Beranda Opini Kritik atas Kritik 100 Hari Kerja Walikota Cilegon

Kritik atas Kritik 100 Hari Kerja Walikota Cilegon

Pegiat Literasi dan Pengamat Kebijakan, Moch. Nasir Rosyid SH. (doc.pribadi)

Oleh : Moch. Nasir Rosyid SH,
Pegiat Literasi dan Pengamat Kebijakan

Menghitung hari, sudah jadi budaya masyarakat. Yang paling banyak dilakukan masyarakat Indonesia dalam menghitung hari, salah satunya terkait waktu setelah kematian. Di Banten ada nelung dine (3 hari), mitung dine (7 hari), matang puluh (40 hari), nyatus dine (100 hari). Semua itu biasa dilakukan dalam kaitannya dengan acara selamatan, kirim doa terhadap orang yang sudah meninggal berdasarkan hitungan hari sejak ia wafat. Demikian juga di kalangan masyarakat Jawa atau bahkan di sebagian masyarakat Indonesia melakukan hal yang sama.

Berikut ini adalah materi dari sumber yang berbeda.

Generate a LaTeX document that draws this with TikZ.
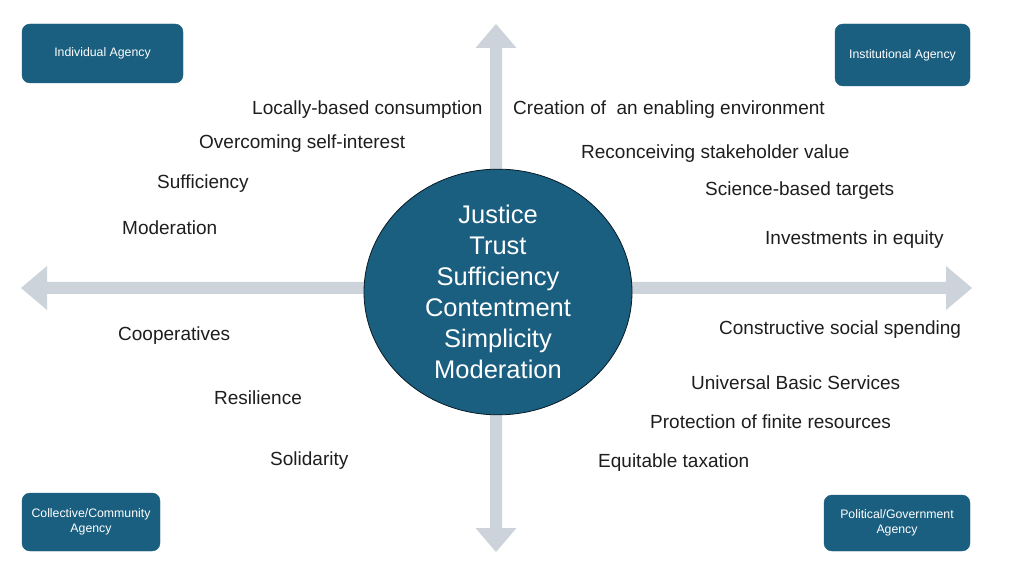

Yang paling menyedihkan adalah ketika menghitung hari jatuh ke tangan penyanyi. Menghitung hari dijadikan sebagai curhatan hati, hitungan bukan lagi hari, tapi detik per detik. Krisdayanti dalam judul lagunya “Menghitung Hari”, meluapkan perasaan dan kegalauannya seorang diri, menunggu hadirnya seseorang yang dirindukan tapi tak kunjung datang jua.

Bukan hanya itu, menghitung hari juga menyeruak ke dalam politik kekuasan/birokrasi. Entah awalnya dari mana, muncul istilah 100 hari kerja bagi Presiden, Gubernur, Bupati/Walikota yang terpilih dalam menjalankan roda awal pemerintahan. Seperti halnya di Kota Cilegon, tanggal 20 Februari 2025 lalu Robinsar-Fajar Hadi Prabowo dilantik sebagai Walikota-Wakil Walikota Cilegon periode 2025-2030. Itu artinya jika berdasarkan hitungan hari, awal Juni 2025 Robinsar-Fajar resmi menjadi Kepala Daerah yang ke-100 hari. Bisa juga dikatakan 100 hari lengsernya Helldy Agustian dari tampuk pimpinan di Kota Cilegon.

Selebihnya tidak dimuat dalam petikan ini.